At the ArcLight, you have to pay twice. Not only do you buy an actual ticket with seat numbers and everything, they have ushers standing in the doorways to make sure nobody sneaks in. What is this, a U2 concert? It was Monday afternoon! There were like 25 people in the entire building! Good Lord, what's happening to this country? After "Wedding Crashers" ended, I actually had to walk back downstairs, then spend another $11 on a ticket for "Bad News Bears." Total cost: $20 for two movies. Only one of which I liked.
(Now, this is where you say, "Hey Simmons, screw you! I was stuck in an office on Monday while you were traipsing around Hollywood for double features that you can write off for ESPN. Did you stop at Starbucks for a mocha Frappuccino on the way home, you loser? I hate you! Kill yourself!" And you know what? I have no defense.

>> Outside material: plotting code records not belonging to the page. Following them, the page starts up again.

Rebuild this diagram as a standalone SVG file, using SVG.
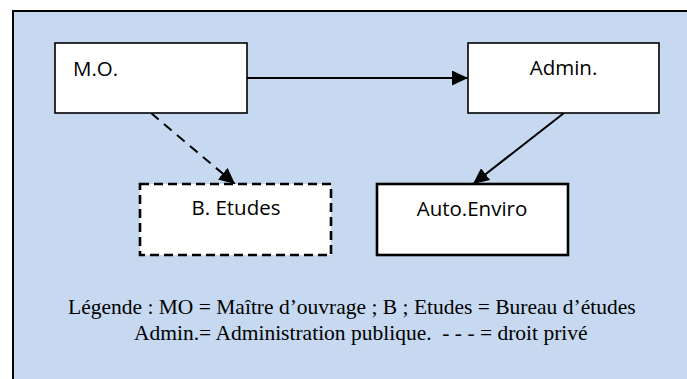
<svg xmlns="http://www.w3.org/2000/svg" width="687" height="379" viewBox="0 0 687 379">
<style>
.box{fill:#fff;stroke:#000;stroke-width:1.6}
.thick{stroke-width:2.6}
.dash{stroke-width:2.6;stroke-dasharray:9 5}
.lbl{font-family:"Open Sans","Liberation Sans",sans-serif;font-size:20.5px;fill:#000}
.leg{font-family:"Liberation Serif","Times New Roman",serif;font-size:21.5px;fill:#000}
.conn{stroke:#000;stroke-width:2;fill:none}
</style>
<defs>
<marker id="ah" markerUnits="userSpaceOnUse" markerWidth="17" markerHeight="15" refX="16" refY="7.5" orient="auto">
<path d="M0,0 L16,7.5 L0,15 Z" fill="#000"/>
</marker>
</defs>
<rect x="13" y="11" width="690" height="390" fill="#C6D9F1" stroke="#000" stroke-width="2"/>
<g id="connectors">
<line class="conn" x1="247" y1="78" x2="468" y2="78" marker-end="url(#ah)"/>
<line class="conn" x1="151" y1="113" x2="235" y2="184" stroke-width="2.5" stroke-dasharray="10 7" marker-end="url(#ah)"/>
<line class="conn" x1="564" y1="113" x2="473" y2="184" marker-end="url(#ah)"/>
</g>
<g id="mo">
<rect class="box" x="55" y="43" width="192" height="70"/>
<text class="lbl" x="73" y="76">M.O.</text>
</g>
<g id="admin">
<rect class="box" x="468" y="43" width="191" height="70"/>
<text class="lbl" x="563.5" y="74.5" text-anchor="middle">Admin.</text>
</g>
<g id="betudes">
<rect class="box dash" x="140" y="184" width="191" height="71"/>
<text class="lbl" x="236" y="215" text-anchor="middle">B. Etudes</text>
</g>
<g id="autoenviro">
<rect class="box thick" x="377" y="184" width="191" height="71"/>
<text class="lbl" x="472" y="216" text-anchor="middle">Auto.Enviro</text>
</g>
<g id="legend">
<text class="leg" x="68" y="314">Légende : MO = Maître d’ouvrage ; B ; Etudes = Bureau d’études</text>
<text class="leg" x="134" y="340" xml:space="preserve">Admin.= Administration publique.  - - - = droit privé</text>
</g>
</svg>
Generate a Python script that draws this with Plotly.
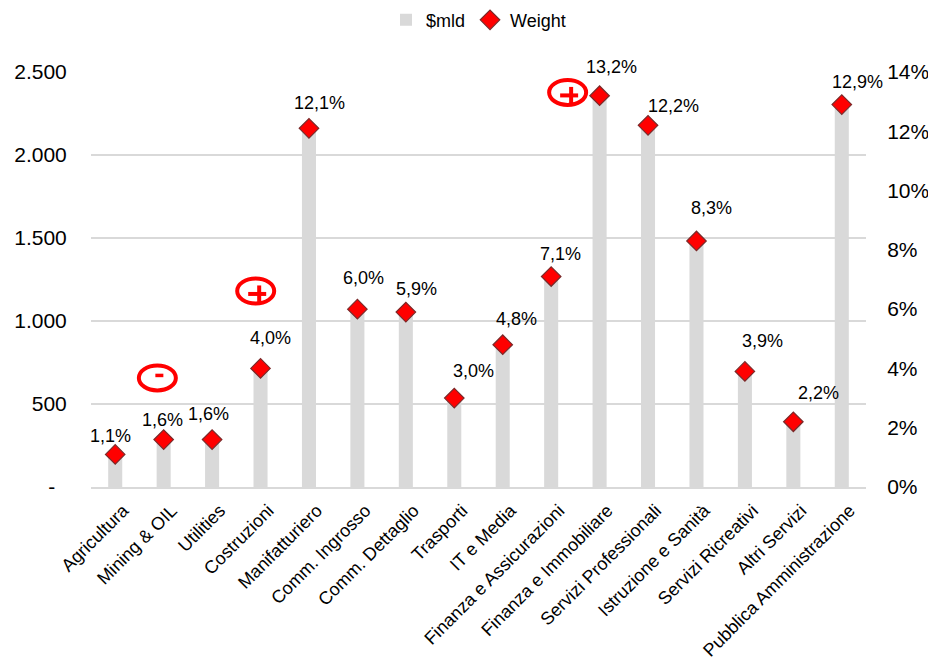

In college, my entire life was consumed with coming up with a schedule of classes where I didn't have to wake up before noon. In the real world, my life has been carefully constructed so that I never had to work a real 9-5 job. So far so good. You might despise me today, but decades from now, I'm going to look like an absolute genius, an inspiration to every lazy person who ever wanted to continue to be lazy through adulthood without accidentally going too far and becoming a homeless person. That will be my legacy. You just don't see it yet. Back to the column.)
Before we get to the "Bears" remake, I wanted to review "Wedding Crashers" on the heels of my last mailbag, where I ranted about the lack of Rewatchable Movies over the past five years. When suggestions from the readers came pouring in, I watched as many as I could over the past few weeks, even agreeing with two suggestions: "Harold & Kumar Go to White Castle" (a tour de force under the right conditions) and a second movie that I'm not revealing until later this summer (for reasons that will become clear on that day). And "Crashers" had similar potential. When it was released two weeks ago, it broke the record for "most e-mails from readers telling me that I had to go see a movie."
Were we looking at the defining comedy of the decade, as well as the most Rewatchable Movie in years? I had to see for myself.
And the first hour? Fantastic. Uproariously funny. I laughed and laughed. I kept laughing. My stomach started hurting. I kept laughing. It's one of those comedies that you watch and think to yourself, "Crap, what a great idea, I wish I had thought of this" -- like you're getting angry even as you're laughing. The premise: Vince Vaughn and Owen Wilson play two slimy buddies in their mid-30s who make a living crashing various weddings to meet women, under the time-proven philosophy, "There's no better place to get lucky than at a wedding, where all the women are dressed up, there's an open bar and romance is in the air."